Our aim is to develop new techniques and systems to manage and make sense of big data.

Further information


Problems that we solve

Big data sets contain invaluable knowledge. For example, in marine environments data sets are collected from sensors deployed in floating buoys, underwater remote vehicles and offshore oil and gas platforms. In mining operations, data sets are collected on process control, operating, transportation and maintenance operations. Successful and reliable use of these information channels depends on understanding the patterns within this data.  Every remote operations engineering activity will have projects that demand new techniques and systems for the management of big data.

Our team brings together a multidisciplinary group of expert researchers. Our work will focus on two main areas: data processing and data mining.

Data mining for engineering intelligence 

Big data is only valuable if quality knowledge can be extracted from it. The process of knowledge extraction is known as data mining. We develop new algorithms to extract knowledge from large volumes of data using high performance computers and accelerators. Domain specific techniques are employed to first identify features of interest in the data and then to mine the data to discover the underlying patterns and structure.

We develop ways to automate the discovery of parameters for pattern discovery and changes of context, eliminating the need for expert analysis for each new application, and enabling the extraction of knowledge to be both more accurate and adaptive to changes in the data over time.

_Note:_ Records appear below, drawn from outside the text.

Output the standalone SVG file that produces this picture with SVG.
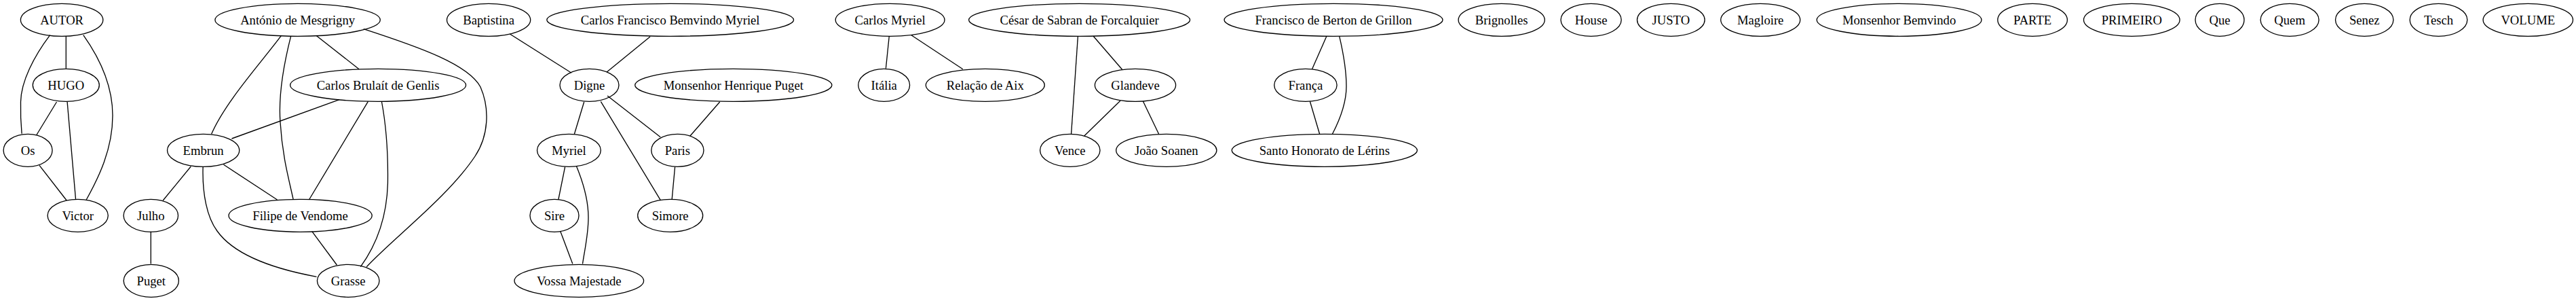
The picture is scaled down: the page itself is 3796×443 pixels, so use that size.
<svg xmlns="http://www.w3.org/2000/svg" width="3796" height="443" viewBox="0 0 3796 443">
<style>
ellipse{fill:none;stroke:#000;stroke-width:1.33}
text{font-family:"Liberation Serif","Times New Roman",serif;font-size:18.67px;text-anchor:middle;fill:#000}
#edges path{fill:none;stroke:#000;stroke-width:1.33}
</style>
<rect width="3796" height="443" fill="#fff"/>
<g id="edges">
<path d="M97.3,53.3L97.3,100.7"/>
<path d="M73.7,51.7C50,83 31,120 30.5,150C30,170 31,185 32.1,196.7"/>
<path d="M122.8,51.7C150,90 166,130 166,170C166,220 145,262 127.2,294"/>
<path d="M83.5,150L53.6,199"/>
<path d="M99.1,150L111.6,294"/>
<path d="M58,243.3L98.2,295"/>
<path d="M466.5,52.7L529,101.7"/>
<path d="M414.3,52.7C385,92 332,150 311.6,197.3"/>
<path d="M428.6,53.3C418,95 410,140 413,180C416,230 426,265 432.1,293.3"/>
<path d="M535.7,42.7C620,70 690,95 708,128C722,160 720,200 700,230C660,290 580,350 540.2,392.7"/>
<path d="M500,146.7L341.5,204"/>
<path d="M542.4,149.3L455.4,294"/>
<path d="M562.5,150C570,190 572,230 571.4,270C570,320 555,360 531.3,392.7"/>
<path d="M281.3,245L240.2,295"/>
<path d="M329.5,242.3L408.5,294"/>
<path d="M299.1,246C298,285 305,320 320,340C345,375 400,395 466.5,407.3"/>
<path d="M459.8,340.7L496.4,390"/>
<path d="M222.3,340.7L222.3,388.3"/>
<path d="M751.3,50L842,107.3"/>
<path d="M958,54L894.2,106"/>
<path d="M860.7,150L846.4,197.3"/>
<path d="M895.1,141L973.2,201.7"/>
<path d="M885.3,149.3L973.2,294.3"/>
<path d="M1060.7,150L1017,200"/>
<path d="M832.6,245.7L822.8,294"/>
<path d="M849.6,245C862,275 867,300 867,320C867,345 862,365 858.5,388.3"/>
<path d="M825.9,340.7L843.8,388.3"/>
<path d="M994.6,245.7L990.2,293.3"/>
<path d="M1310.3,53.3L1305.4,100.7"/>
<path d="M1342.9,51.7L1418.8,101.7"/>
<path d="M1611.2,53.3L1653.6,102.3"/>
<path d="M1588.4,53.3L1578.6,197.3"/>
<path d="M1650.9,148.3L1597.8,200"/>
<path d="M1684.4,149L1707.6,197.3"/>
<path d="M1954.9,53.3L1933.5,101.7"/>
<path d="M1973.7,53.3C1980,80 1984,105 1984,127C1984,150 1975,175 1963.4,197.3"/>
<path d="M1930.4,149.3L1944.6,197.3"/>
</g>
<g id="n-autor"><ellipse cx="91.1" cy="29.3" rx="60.7" ry="24"/><text x="91.1" y="35.5">AUTOR</text></g>
<g id="n-hugo"><ellipse cx="97.3" cy="125.3" rx="49" ry="24"/><text x="97.3" y="131.5">HUGO</text></g>
<g id="n-os"><ellipse cx="41.1" cy="221.3" rx="36" ry="24"/><text x="41.1" y="227.5">Os</text></g>
<g id="n-victor"><ellipse cx="114.7" cy="317.3" rx="44.6" ry="24"/><text x="114.7" y="323.5">Victor</text></g>
<g id="n-julho"><ellipse cx="222.3" cy="317.3" rx="40.2" ry="24"/><text x="222.3" y="323.5">Julho</text></g>
<g id="n-puget"><ellipse cx="222.8" cy="413.3" rx="40.6" ry="24"/><text x="222.8" y="419.5">Puget</text></g>
<g id="n-embrun"><ellipse cx="299.6" cy="221.3" rx="53.1" ry="24"/><text x="299.6" y="227.5">Embrun</text></g>
<g id="n-antonio"><ellipse cx="438.6" cy="29.3" rx="121.7" ry="24"/><text x="438.6" y="35.5">António de Mesgrigny</text></g>
<g id="n-genlis"><ellipse cx="557.1" cy="125.3" rx="129.5" ry="24"/><text x="557.1" y="131.5">Carlos Brulaít de Genlis</text></g>
<g id="n-filipe"><ellipse cx="442.6" cy="317.3" rx="105.6" ry="24"/><text x="442.6" y="323.5">Filipe de Vendome</text></g>
<g id="n-grasse"><ellipse cx="513.2" cy="413.3" rx="45.8" ry="24"/><text x="513.2" y="419.5">Grasse</text></g>
<g id="n-baptistina"><ellipse cx="720.1" cy="29.3" rx="61.6" ry="24"/><text x="720.1" y="35.5">Baptistina</text></g>
<g id="n-cfbm"><ellipse cx="987.7" cy="29.3" rx="181.9" ry="24"/><text x="987.7" y="35.5">Carlos Francisco Bemvindo Myriel</text></g>
<g id="n-digne"><ellipse cx="868.5" cy="125.3" rx="43.5" ry="24"/><text x="868.5" y="131.5">Digne</text></g>
<g id="n-mhp"><ellipse cx="1080.8" cy="125.3" rx="145.1" ry="24"/><text x="1080.8" y="131.5">Monsenhor Henrique Puget</text></g>
<g id="n-myriel"><ellipse cx="838.4" cy="221.3" rx="46.9" ry="24"/><text x="838.4" y="227.5">Myriel</text></g>
<g id="n-paris"><ellipse cx="998.4" cy="221.3" rx="38.6" ry="24"/><text x="998.4" y="227.5">Paris</text></g>
<g id="n-sire"><ellipse cx="817" cy="317.3" rx="36" ry="24"/><text x="817" y="323.5">Sire</text></g>
<g id="n-simore"><ellipse cx="987.7" cy="317.3" rx="48" ry="24"/><text x="987.7" y="323.5">Simore</text></g>
<g id="n-vossa"><ellipse cx="853.3" cy="413.3" rx="95.3" ry="24"/><text x="853.3" y="419.5">Vossa Majestade</text></g>
<g id="n-cmyriel"><ellipse cx="1311.6" cy="29.3" rx="80.4" ry="24"/><text x="1311.6" y="35.5">Carlos Myriel</text></g>
<g id="n-italia"><ellipse cx="1302.7" cy="125.3" rx="37.9" ry="24"/><text x="1302.7" y="131.5">Itália</text></g>
<g id="n-relacao"><ellipse cx="1451.8" cy="125.3" rx="87.5" ry="24"/><text x="1451.8" y="131.5">Relação de Aix</text></g>
<g id="n-cesar"><ellipse cx="1590.6" cy="29.3" rx="163" ry="24"/><text x="1590.6" y="35.5">César de Sabran de Forcalquier</text></g>
<g id="n-glandeve"><ellipse cx="1673" cy="125.3" rx="59.6" ry="24"/><text x="1673" y="131.5">Glandeve</text></g>
<g id="n-vence"><ellipse cx="1576.8" cy="221.3" rx="44.2" ry="24"/><text x="1576.8" y="227.5">Vence</text></g>
<g id="n-joao"><ellipse cx="1718.8" cy="221.3" rx="74.1" ry="24"/><text x="1718.8" y="227.5">João Soanen</text></g>
<g id="n-francisco"><ellipse cx="1965" cy="29.3" rx="161" ry="24"/><text x="1965" y="35.5">Francisco de Berton de Grillon</text></g>
<g id="n-franca"><ellipse cx="1923.9" cy="125.3" rx="46.2" ry="24"/><text x="1923.9" y="131.5">França</text></g>
<g id="n-santo"><ellipse cx="1951.8" cy="221.3" rx="136.6" ry="24"/><text x="1951.8" y="227.5">Santo Honorato de Lérins</text></g>
<g id="n-brignolles"><ellipse cx="2212.7" cy="29.3" rx="63.6" ry="24"/><text x="2212.7" y="35.5">Brignolles</text></g>
<g id="n-house"><ellipse cx="2344.6" cy="29.3" rx="44.6" ry="24"/><text x="2344.6" y="35.5">House</text></g>
<g id="n-justo"><ellipse cx="2462.3" cy="29.3" rx="49.8" ry="24"/><text x="2462.3" y="35.5">JUSTO</text></g>
<g id="n-magloire"><ellipse cx="2594.2" cy="29.3" rx="58.5" ry="24"/><text x="2594.2" y="35.5">Magloire</text></g>
<g id="n-mbemvindo"><ellipse cx="2798.6" cy="29.3" rx="121.4" ry="24"/><text x="2798.6" y="35.5">Monsenhor Bemvindo</text></g>
<g id="n-parte"><ellipse cx="2995.1" cy="29.3" rx="51.3" ry="24"/><text x="2995.1" y="35.5">PARTE</text></g>
<g id="n-primeiro"><ellipse cx="3141.3" cy="29.3" rx="70.8" ry="24"/><text x="3141.3" y="35.5">PRIMEIRO</text></g>
<g id="n-que"><ellipse cx="3271" cy="29.3" rx="36" ry="24"/><text x="3271" y="35.5">Que</text></g>
<g id="n-quem"><ellipse cx="3374.1" cy="29.3" rx="43" ry="24"/><text x="3374.1" y="35.5">Quem</text></g>
<g id="n-senez"><ellipse cx="3484.2" cy="29.3" rx="42.7" ry="24"/><text x="3484.2" y="35.5">Senez</text></g>
<g id="n-tesch"><ellipse cx="3593.5" cy="29.3" rx="42.3" ry="24"/><text x="3593.5" y="35.5">Tesch</text></g>
<g id="n-volume"><ellipse cx="3725.3" cy="29.3" rx="66.2" ry="24"/><text x="3725.3" y="35.5">VOLUME</text></g>
</svg>
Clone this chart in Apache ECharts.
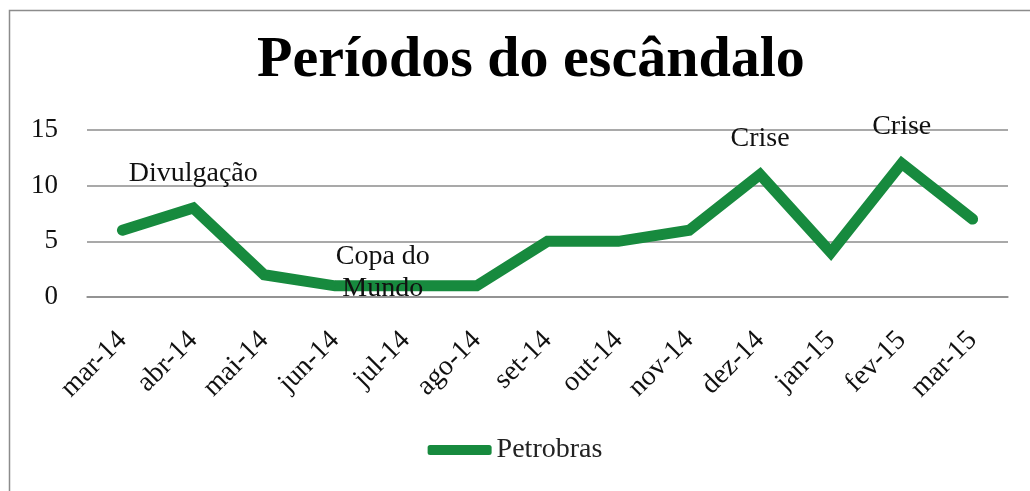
<!DOCTYPE html>
<html>
<head>
<meta charset="utf-8">
<script src="https://cdn.jsdelivr.net/npm/echarts@6/dist/echarts.min.js"></script>
<style>
  html, body { margin: 0; padding: 0; background: #fff; }
  #main { width: 1030px; height: 491px; }
</style>
</head>
<body>
<div id="main"></div>
<script>
var months = ['mar-14', 'abr-14', 'mai-14', 'jun-14', 'jul-14', 'ago-14', 'set-14', 'out-14', 'nov-14', 'dez-14', 'jan-15', 'fev-15', 'mar-15']
var petrobras = [6, 8, 2, 1, 1, 1, 5, 5, 6, 11, 4, 12, 7]
var notes = ['', 'Divulgação', '', '', 'Copa do\nMundo', '', '', '', '', 'Crise', '', 'Crise', '']
var yTicks = [0, 5, 10, 15]

var serif = '"Liberation Serif", "DejaVu Serif", serif'
var green = '#178a3e'

// label offsets for the annotations, by index
var noteOffset = {
    1: [0, -13],
    4: [-23, 24],
    9: [0, -14],
    11: [0, -15]
}

function build_data() {
    var out = []
    for (let i = 0; i < petrobras.length; i++) {
        var item = { value: petrobras[i] }
        if (notes[i] != '') {
            item.label = {
                show: true,
                position: 'top',
                formatter: notes[i],
                offset: noteOffset[i],
                color: '#111',
                fontFamily: serif,
                fontSize: 28,
                lineHeight: 32
            }
        }
        out.push(item)
    }
    return out
}

var chart = echarts.init(document.getElementById('main'))
chart.setOption({
    animation: false,
    title: {
        text: 'Períodos do escândalo',
        left: 252,
        top: 27,
        textStyle: {
            fontFamily: serif,
            fontWeight: 'bold',
            fontSize: 58,
            color: '#000'
        }
    },
    graphic: [{
        type: 'rect',
        shape: { x: 9.5, y: 10.5, width: 1100, height: 600 },
        style: { fill: 'none', stroke: '#8c8c8c', lineWidth: 1.5 },
        silent: true
    }],
    legend: {
        bottom: 22,
        left: 'center',
        itemWidth: 64,
        itemHeight: 10,
        itemGap: 4,
        icon: 'roundRect',
        itemStyle: { color: green },
        textStyle: { fontFamily: serif, fontSize: 28, color: '#222' },
        data: ['Petrobras']
    },
    grid: {
        left: 87,
        right: 22,
        top: 130,
        bottom: 194
    },
    xAxis: {
        type: 'category',
        data: months,
        axisLine: { lineStyle: { color: '#8c8c8c', width: 1.5 } },
        axisTick: { show: false },
        axisLabel: {
            rotate: 45,
            margin: 39,
            interval: 0,
            fontFamily: serif,
            fontSize: 28,
            color: '#111'
        }
    },
    yAxis: {
        type: 'value',
        min: yTicks[0],
        max: yTicks[yTicks.length - 1],
        interval: 5,
        axisLine: { show: false },
        axisTick: { show: false },
        splitLine: { lineStyle: { color: '#8c8c8c', width: 1.5 } },
        axisLabel: {
            margin: 29,
            fontFamily: serif,
            fontSize: 27,
            color: '#111'
        }
    },
    series: [{
        name: 'Petrobras',
        type: 'line',
        data: build_data(),
        symbol: 'circle',
        symbolSize: 1,
        showAllSymbol: true,
        color: green,
        itemStyle: { color: green },
        lineStyle: { color: green, width: 11, cap: 'round', join: 'miter' },
        label: { show: false }
    }]
})
</script>
</body>
</html>
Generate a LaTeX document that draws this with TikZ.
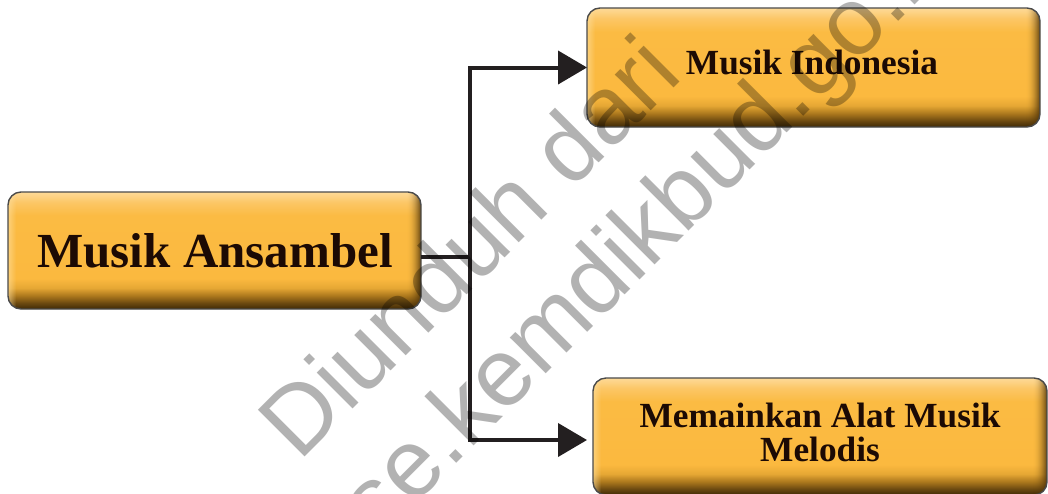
\documentclass[tikz,border=0pt]{standalone}
\usepackage{fontspec}
\setmainfont{Liberation Serif}
\newfontfamily\wmfont{Liberation Sans}
\usetikzlibrary{arrows.meta}
\definecolor{sA}{HTML}{3F2A06}
\definecolor{sB}{HTML}{6A4810}
\definecolor{sC}{HTML}{A8751C}
\definecolor{sD}{HTML}{E6A734}
\definecolor{sE}{HTML}{FBB93F}
\definecolor{sF}{HTML}{FBBB43}
\definecolor{sG}{HTML}{FCC665}
\definecolor{sH}{HTML}{FDDA98}
\definecolor{edgedark}{HTML}{4A3008}
\definecolor{edgelight}{HTML}{FEE3A8}
\definecolor{boxborder}{HTML}{4A4A4A}
\definecolor{linecol}{HTML}{231F20}
\definecolor{textcol}{HTML}{1C0A04}
\definecolor{wmgray}{HTML}{B2B2B2}
% the path's bounding box covers the 25bp--75bp part of a shading
\pgfdeclareverticalshading{boxv}{100bp}{color(0bp)=(sA); color(25bp)=(sA); color(27.5bp)=(sB); color(30.5bp)=(sC); color(34bp)=(sD); color(38bp)=(sE); color(65bp)=(sF); color(70.5bp)=(sG); color(75bp)=(sH); color(100bp)=(sH)}
\tikzset{
  boxnode/.style={rectangle, rounded corners=13pt, inner sep=0pt, outer sep=0pt,
    shade, shading=boxv},
  boxrim/.style={draw=boxborder, line width=1.4pt, rounded corners=13pt},
  lbl/.style={inner sep=0pt, outer sep=0pt, text=textcol},
  conn/.style={draw=linecol, line width=4pt, line join=miter},
  tip/.style={-{Triangle[length=29pt,width=33pt]}},
  wm/.style={inner sep=0pt, outer sep=0pt, text=wmgray, font=\wmfont\fontsize{96}{100}\selectfont}
}
\newcommand\boxedges[1]{%
  \begin{scope}
    \clip[rounded corners=13pt] (#1.north west) rectangle (#1.south east);
    \foreach \i in {0,...,13}{%
      \pgfmathsetmacro\op{0.75*(1-\i/14)^2}
      \fill[edgedark, fill opacity=\op] ([xshift=-\i pt]#1.north east) rectangle ([xshift=-\i pt-1.1pt]#1.south east);
    }
    \foreach \i in {0,...,7}{%
      \pgfmathsetmacro\op{0.55*(1-\i/8)}
      \fill[edgelight, fill opacity=\op] ([xshift=\i pt]#1.north west) rectangle ([xshift=\i pt+1.1pt]#1.south west);
    }
  \end{scope}
  \draw[boxrim] (#1.north west) rectangle (#1.south east);
}
\begin{document}
\begin{tikzpicture}[x=1pt,y=-1pt]
\fill[white] (0,0) rectangle (1048,493);
\useasboundingbox (0,0) rectangle (1048,493);
% boxes
\node[boxnode, minimum width=413pt, minimum height=117pt] (a) at (214.5,250.5) {};
\node[boxnode, minimum width=453pt, minimum height=119pt] (b) at (813.5,67.5) {};
\node[boxnode, minimum width=454pt, minimum height=117pt] (c) at (820,436.5) {};
\boxedges{a}
\boxedges{b}
\boxedges{c}
% labels
\node[lbl, anchor=base, font=\fontsize{49}{50}\selectfont\bfseries] (ta) at (215,267) {Musik Ansambel};
\node[lbl, anchor=base, font=\fontsize{35.3}{34}\selectfont\bfseries] (tb) at (812,74) {Musik Indonesia};
\node[lbl, align=center, font=\fontsize{35.3}{34}\selectfont\bfseries] (tc) at (820,432.2) {Memainkan Alat Musik\\Melodis};
% connectors
\coordinate (j) at (470,257);
\coordinate (ct) at (587,440);
\draw[conn] (a.east |- j) -- (j);
\draw[conn, tip] (j) |- (b.west);
\draw[conn, tip] (j) |- (ct);
% watermark
\begin{scope}[blend mode=multiply]
\node[wm, anchor=base west, rotate=45] (wm1) at (299.7,462.3) {Diunduh dari};
\node[wm, anchor=base west, rotate=45] (wm2) at (341.2,578.8) {bse.kemdikbud.go.id};
\end{scope}
\end{tikzpicture}
\end{document}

Processing engineering for remote operations data

The collection, cleaning and efficient processing of big data is essential for its usability. Our research contributes to the following areas:

  • 'Real-time’ streaming 
    Large amounts of data (also called streaming data) need to be processed at the time of acquisition for cleaning and efficient storage. We ensure all processing is done in real-time, as any lag in processing results in the accumulation of large volumes of unprocessed and unusable data. Efficiency is achieved through the use of high performance computing solutions, either by using special purpose supercomputers or general purpose Graphics Processing Unit accelerators.

  • Data representation
    We design quality data representation frameworks for effective storage, retrieval and servicing of data. Many remote operations require large volumes of data to be analysed in real-time, and the processing speed of data relies on quality storage frameworks.

  • Unstructured data
    Raw data, such as asset logs and geological records, often contains different types of data: numerical, textual, images from infrared and optical cameras, audio from microphone and sensor arrays, and video footage. We develop efficient methods for pre-processing and integrating this data.

  • Integration
    Large scale remote engineering projects produce data from many different sources. The viability and sustainability of these projects depend upon the correct and efficient integration of these data sources.

  • Cleaning of data
    Raw data comes with noise and may become unusable if inconsistencies prevent automatic analysis. We ensure the data is clean and fit for purpose.